Total Fees = Spot Exchange Fees + Futures Exchange Fees + Withdrawal/Deposit Fees + Network Gas Fees (if applicable for moving collateral).

If the expected basis capture is 0.2%, and total fees are 0.15%, the trade offers a very thin margin of safety (0.05%), making it highly susceptible to execution slippage.

7.2 Collateral Management

Arbitrage requires capital locked up in two distinct places (spot holdings and futures margin). Efficient use of cross-margin or portfolio margin across platforms is essential to maximize capital efficiency. Poor collateral management can lead to margin calls on the futures side if the spot price moves significantly against the initial collateralization ratio, forcing an untimely closure of the entire position.

7.3 Regulatory Landscape

The regulatory treatment of futures contracts and spot holdings can vary significantly across jurisdictions. Ensure that your chosen exchanges and trading methods comply with local laws, as regulatory shifts can instantly alter the convergence mechanics or the legality of holding certain derivatives positions.

Conclusion: Mastering the Nuances

Futures-to-spot arbitrage is a cornerstone of market efficiency in crypto derivatives. By simultaneously buying low in the spot market and selling high in the futures market (or vice versa), traders help ensure that prices remain synchronized.

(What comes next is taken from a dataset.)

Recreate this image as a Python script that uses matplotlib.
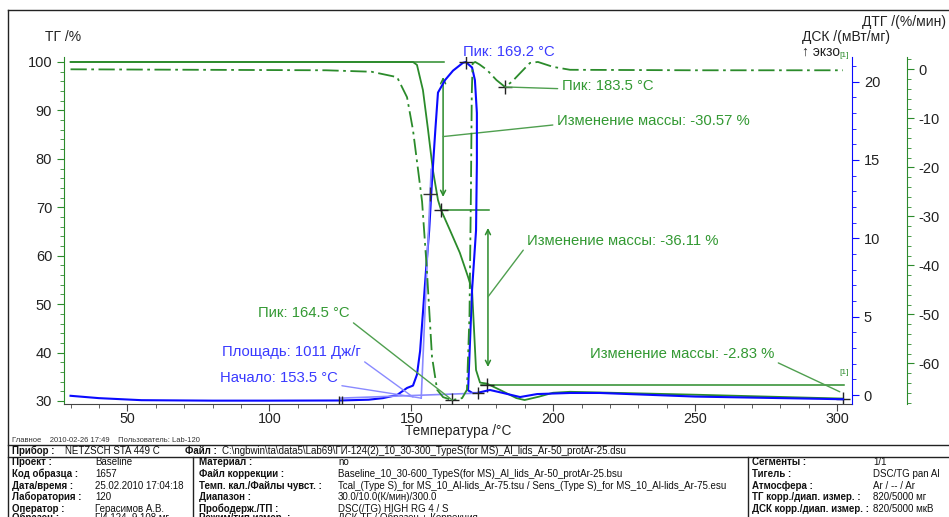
import matplotlib

matplotlib.use("Agg")

import matplotlib.pyplot as plt  # noqa: E402
from matplotlib.lines import Line2D  # noqa: E402
from matplotlib.ticker import MultipleLocator  # noqa: E402
import numpy as np  # noqa: E402

plt.rcParams["font.family"] = ["Liberation Sans", "DejaVu Sans"]
plt.rcParams["axes.unicode_minus"] = False

W, H = 949, 517
GREEN = "#2b8b2b"
GREEN_TXT = "#339933"
BLUE = "#0a0aff"
BLUE_TXT = "#3a3aff"
BLUE_LIGHT = "#8a8aff"

# --- ТГ, % ---
tg_temp = [30, 150.6, 152.0, 154.1, 155.9, 157.6, 159.4, 160.5, 163.6, 167.1, 170.0,
           171.4, 172.1, 172.8, 174.2, 176.6, 181.2, 187.0, 189.9, 195.0, 199.9,
           205.9, 250, 302]
tg_mass = [100, 100, 99.4, 94.2, 86.0, 77.7, 71.5, 69.4, 65.3, 60.6, 55.6,
           52.9, 44.7, 36.4, 33.8, 33.6, 32.3, 30.6, 30.2, 30.9, 31.7,
           31.9, 31.3, 30.5]

# --- ДТГ, %/мин ---
dtg_temp = [30, 120, 136, 145.0, 148.5, 150.6, 152.4, 153.8, 155.5, 156.0, 157.3,
            159.1, 161.2, 164.4, 167.9, 169.6, 170.5, 171.0, 171.3, 171.6, 172.5,
            174.0, 176.6, 180.0, 183.0, 185.5, 188.3, 191.8, 194.6, 199.9, 205.9,
            250, 302]
dtg_rate = [0.0, -0.2, -0.5, -1.6, -5.7, -12.4, -20.6, -27.0, -41.0, -46.0, -58.7,
            -65.4, -66.9, -67.5, -67.1, -65.4, -50.0, -25.0, -5.0, 1.2, 1.5,
            1.0, -0.1, -2.2, -3.6, -2.5, -0.8, 1.3, 1.5, 0.5, -0.1,
            -0.2, -0.2]

# --- ДСК, мВт/мг ---
dsc_temp = [30, 40, 55, 80, 100, 125, 135, 140, 145, 148.5, 150.6, 152.0, 153.1,
            154.2, 155.2, 156.3, 157.3, 158.5, 159.4, 161.9, 164.7, 168.2, 169.2,
            171.4, 172.4, 173.1, 173.1, 172.8, 171.4, 170.7, 170.0, 171.5, 173.1,
            177.7, 182.3, 188.3, 194.3, 205.9, 216.4, 250, 302]
dsc_heat = [-0.05, -0.2, -0.33, -0.36, -0.36, -0.35, -0.3, -0.2, 0.0, 0.45, 0.6,
            1.3, 2.8, 5.5, 8.0, 10.5, 13.7, 17.0, 19.3, 20.1, 20.7, 21.2, 21.25,
            20.9, 20.1, 18.0, 14.8, 10.5, 6.7, 3.5, 0.3, 0.13, 0.13,
            0.32, 0.13, -0.13, 0.06, 0.13, 0.13, -0.1, -0.27]

mass_steps = [-30.57, -36.11, -2.83]
step_temps = [160.5, 176.6, 302.0]
onset_temp = 153.5
area_limits = [125.0, 173.5]
area_base = [-0.2, 0.12]
inflection = (156.6, 12.8)

header = "Главное    2010-02-26 17:49    Пользователь: Lab-120"
device_row = [("Прибор :", True), ("NETZSCH STA 449 C", False), ("Файл :", True),
              ("C:\\ngbwin\\ta\\data5\\Lab69\\ГИ-124(2)_10_30-300_TypeS(for MS)_Al_lids_Ar-50_protAr-25.dsu", False)]
col1_keys = ["Проект :", "Код образца :", "Дата/время :", "Лаборатория :", "Оператор :", "Образец :"]
col1_vals = ["Baseline", "1657", "25.02.2010 17:04:18", "120", "Герасимов А.В.", "ГИ-124, 9.108 мг"]
col2_keys = ["Материал :", "Файл коррекции :", "Темп. кал./Файлы чувст. :", "Диапазон :",
             "Прободерж./ТП :", "Режим/тип измер. :"]
col2_vals = ["no", "Baseline_10_30-600_TypeS(for MS)_Al_lids_Ar-50_protAr-25.bsu",
             "Tcal_(Type S)_for MS_10_Al-lids_Ar-75.tsu / Sens_(Type S)_for MS_10_Al-lids_Ar-75.esu",
             "30.0/10.0(К/мин)/300.0", "DSC(/TG) HIGH RG 4 / S", "ДСК-ТГ / Образец + Коррекция"]
col3_keys = ["Сегменты :", "Тигель :", "Атмосфера :", "ТГ корр./диап. измер. :", "ДСК корр./диап. измер. :"]
col3_vals = ["1/1", "DSC/TG pan Al", "Ar / -- / Ar", "820/5000 мг", "820/5000 мкВ"]


def fx(x):
    return x / W


def fy(y):
    return 1 - y / H


fig = plt.figure(figsize=(W / 100, H / 100), dpi=100)
ax = fig.add_axes([fx(64), fy(404), fx(852) - fx(64), fy(57) - fy(404)])
ax2 = ax.twinx()
ax3 = ax.twinx()

ax.set_xlim(27.7, 305.2)
ax.set_ylim(29.38, 101.03)
ax2.set_ylim(-0.574, 21.57)
ax3.set_ylim(-68.3, 2.51)

for s in ["top", "right"]:
    ax.spines[s].set_visible(False)
ax.spines["left"].set_color(GREEN)
ax.spines["bottom"].set_color("#444")
for s in ["top", "left", "bottom"]:
    ax2.spines[s].set_visible(False)
    ax3.spines[s].set_visible(False)
ax2.spines["right"].set_color(BLUE)
ax3.spines["right"].set_color(GREEN)
ax3.spines["right"].set_position(("outward", 55 * 0.72))

ax.set_xticks(range(50, 301, 50))
ax.xaxis.set_minor_locator(MultipleLocator(10))
ax.set_yticks(range(30, 101, 10))
ax.yaxis.set_minor_locator(MultipleLocator(2))
ax2.set_yticks(range(0, 21, 5))
ax2.yaxis.set_minor_locator(MultipleLocator(1))
ax3.set_yticks(range(-60, 1, 10))
ax3.yaxis.set_minor_locator(MultipleLocator(2))

ax.tick_params(axis="x", which="both", colors="#444", labelcolor="#222", labelsize=10.3, pad=0.5)
ax.tick_params(axis="x", which="major", length=5)
ax.tick_params(axis="x", which="minor", length=3)
for a, c in [(ax, GREEN), (ax2, BLUE), (ax3, GREEN)]:
    a.tick_params(axis="y", which="both", color=c, labelcolor="#222", labelsize=10.5)
    a.tick_params(axis="y", which="major", length=5)
    a.tick_params(axis="y", which="minor", length=3)

# curves
ax.plot(tg_temp, tg_mass, color=GREEN, lw=1.3)
ax2.plot(dsc_temp, dsc_heat, color=BLUE, lw=1.5)
ax3.plot(dtg_temp, dtg_rate, color=GREEN, lw=1.3, ls=(0, (9, 2.5, 1.5, 2.5)))

# mass change steps
levels = [100.0]
for st in mass_steps:
    levels.append(levels[-1] + st)
ax.plot([30, 161.4], [levels[0]] * 2, color=GREEN, lw=1.1)
ax.plot([step_temps[0], 177.3], [levels[1]] * 2, color=GREEN, lw=1.1)
ax.plot([174.5, step_temps[2] + 0.5], [levels[2]] * 2, color=GREEN, lw=1.1)
ax.plot(step_temps, levels[1:], "+", color="#222", ms=10, mew=1)
arrow_kw = dict(arrowstyle="<->", color=GREEN, lw=1.1, shrinkA=0, shrinkB=0, mutation_scale=9)
ax.annotate("", xy=(161.2, levels[1] + 2.7), xytext=(161.2, levels[0] - 3.1), arrowprops=arrow_kw)
ax.annotate("", xy=(177.0, levels[2] + 3.7), xytext=(177.0, levels[1] - 3.7), arrowprops=arrow_kw)


def leader(a, text, xy, xytext, color, lcolor, relpos):
    a.annotate(text, xy=xy, xytext=xytext, color=color, fontsize=10.7, ha="left", va="center",
               arrowprops=dict(arrowstyle="-", color=lcolor, lw=1.0, shrinkA=1, shrinkB=0,
                               relpos=relpos))


leader(ax, "Изменение массы: %.2f %%" % mass_steps[0], (161.2, 84.6), (201.3, 87.8),
       GREEN_TXT, "#4f9f4f", (0, 0.25))
leader(ax, "Изменение массы: %.2f %%" % mass_steps[1], (177.0, 51.5), (190.7, 63.0),
       GREEN_TXT, "#4f9f4f", (0, 0.2))
leader(ax, "Изменение массы: %.2f %%" % mass_steps[2], (300.9, 31.9), (212.9, 39.7),
       GREEN_TXT, "#4f9f4f", (1, 0))

# DSC marks
dsc_t = np.array(dsc_temp)
dsc_h = np.array(dsc_heat)
ipk = int(np.argmax(dsc_h))
ax2.plot([dsc_t[ipk]], [dsc_h[ipk]], "+", color="#222", ms=10, mew=1)
ax2.text(168.2, 21.9, "Пик: %.1f °C" % dsc_t[ipk], color=BLUE_TXT, fontsize=10.7, va="center")
ax2.plot(area_limits, area_base, color=BLUE_LIGHT, lw=1.2)
ax2.plot([onset_temp, inflection[0] + 0.4], [area_base[0], inflection[1] + 1.6],
         color=BLUE_LIGHT, lw=1.2)
ax2.plot([inflection[0]], [inflection[1]], "+", color="#333", ms=10, mew=1)
ax2.plot([area_limits[1]], [area_base[1]], "+", color="#222", ms=9, mew=1)
ax2.plot([area_limits[0] - 0.5, area_limits[0] + 0.5], [-0.35, -0.35], "|", color="#222", ms=6, mew=1)
leader(ax2, "Площадь: 1011 Дж/г", (150.6, -0.13), (83.3, 2.74), BLUE_TXT, BLUE_LIGHT, (1, 0))
leader(ax2, "Начало: %.1f °C" % onset_temp, (onset_temp, area_base[0]), (82.6, 1.08),
       BLUE_TXT, BLUE_LIGHT, (1, 0))

# DTG marks
dtg_t = np.array(dtg_temp)
dtg_r = np.array(dtg_rate)
i1 = int(np.argmin(dtg_r))
late = dtg_t > 175
i2 = int(np.argmin(np.where(late, dtg_r, 0)))
ax3.plot([dtg_t[i1], dtg_t[i2]], [dtg_r[i1], dtg_r[i2]], "+", color="#222", ms=10, mew=1)
leader(ax3, "Пик: 164.5 °C", (dtg_t[i1], dtg_r[i1]), (96.0, -49.7), GREEN_TXT, "#4f9f4f", (1, 0))
leader(ax3, "Пик: 183.5 °C", (dtg_t[i2], dtg_r[i2]), (203.0, -3.4), GREEN_TXT, "#4f9f4f", (0, 0.3))
ax3.text(302.5, 2.0, "[1]", color=GREEN, fontsize=6, ha="center", va="bottom")
ax3.text(302.5, -62.5, "[1]", color=GREEN, fontsize=6, ha="center", va="bottom")

# axis titles
fig.text(fx(45), fy(37), "ТГ /%", fontsize=10, color="#222", va="center")
fig.text(fx(862), fy(22), "ДТГ /(%/мин)", fontsize=10, color="#222", va="center")
fig.text(fx(802), fy(37), "ДСК /(мВт/мг)", fontsize=10, color="#222", va="center")
fig.text(fx(802), fy(52), "↑ экзо", fontsize=10, color="#222", va="center")
fig.text(fx(458), fy(431), "Температура /°C", fontsize=9.8, color="#222", ha="center", va="center")


# frame and info table
def hline(y, x0=8, x1=W):
    fig.add_artist(Line2D([fx(x0), fx(x1)], [fy(y), fy(y)], transform=fig.transFigure,
                          color="#222", lw=1))


def vline(x, y0, y1):
    fig.add_artist(Line2D([fx(x), fx(x)], [fy(y0), fy(y1)], transform=fig.transFigure,
                          color="#222", lw=1))


hline(10)
vline(8, 10, H)
hline(445)
hline(457)
vline(193, 457, H)
vline(748, 457, H)

fig.text(fx(12), fy(440), header, fontsize=5.5, color="#333", va="center")
for (txt, bold), x in zip(device_row, [12, 65, 185, 222]):
    fig.text(fx(x), fy(451), txt, fontsize=7, color="#111", va="center",
             fontweight="bold" if bold else "normal")

row_y = [462, 474, 486, 497, 509, 518]
for keys, vals, xk, xv in [(col1_keys, col1_vals, 12, 95), (col2_keys, col2_vals, 199, 338),
                           (col3_keys, col3_vals, 752, 873)]:
    for k, v, y in zip(keys, vals, row_y):
        fig.text(fx(xk), fy(y), k, fontsize=7, color="#111", va="center", fontweight="bold")
        fig.text(fx(xv), fy(y), v, fontsize=7, color="#111", va="center")

fig.savefig("out.png", dpi=100)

However, this synchronization is not guaranteed. Basis Risk—the unpredictable movement of the spread itself—is the critical factor separating successful arbitrageurs from those who suffer unexpected losses. Success in this field demands meticulous attention to contract specifications, real-time liquidity monitoring, and, above all, an unwavering commitment to robust risk management principles that account for the unique volatility and fragmentation of the cryptocurrency ecosystem.